Pour participer aux courses cyclistes, les coureurs professionnels doivent nécessairement appartenir à une équipe. Daam Van Reeth se concentre sur les finances de ces équipes cyclistes. Les budgets des équipes professionnelles de cyclisme sur route ont considérablement augmenté au cours des vingt dernières années. L'article analyse en détail les charges d'une équipe cycliste (par exemple, les salaires des coureurs, la logistique) et les sources de revenus (par exemple, le sponsoring, les prix).
Contrairement au football qui s'interroge depuis longtemps sur l'opportunité et la possibilité de créer une « Super League » européenne, le golf a vu émerger, au niveau international, une ligue commerciale fermée en 2022 (LIV) concurrençant la ligue traditionnelle (PGA Tour). Patrice Bouvet retrace comment cet événement a abouti à la fusion des deux ligues en 2023, comment est organisée cette nouvelle entité, comment elle est financée (en partie par l'Arabie Saoudite), quels joueurs y participent et quelles sont les modalités de leur rémunération.
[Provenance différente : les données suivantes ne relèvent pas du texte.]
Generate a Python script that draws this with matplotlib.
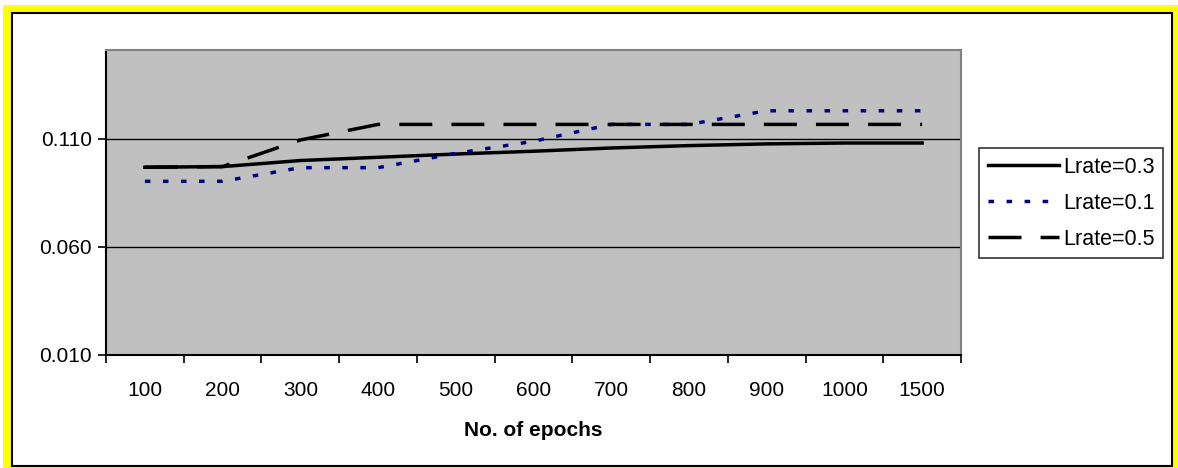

Un modèle à double flux exprime comment la valeur créée est appropriée et répartie selon des schémas différents en PGA et en LIV.
Le modèle économique du tennis, présenté par Philippe Autier et Éric Barget, est relativement original. Les grands tournois occupent une place centrale dans le financement de la Fédération internationale et de certaines fédérations nationales comme la FFT (Fédération française de tennis) en France. Prestigieux et rentables, ces tournois irriguent les finances des ligues régionales et des comités départementaux, dont les clubs sont dans des situations financières plus fragiles. À l'exception des tournois du Grand Chelem, où les droits télévisés et les recettes de billetterie sont importants, le modèle économique est principalement basé sur les relations publiques et les partenariats.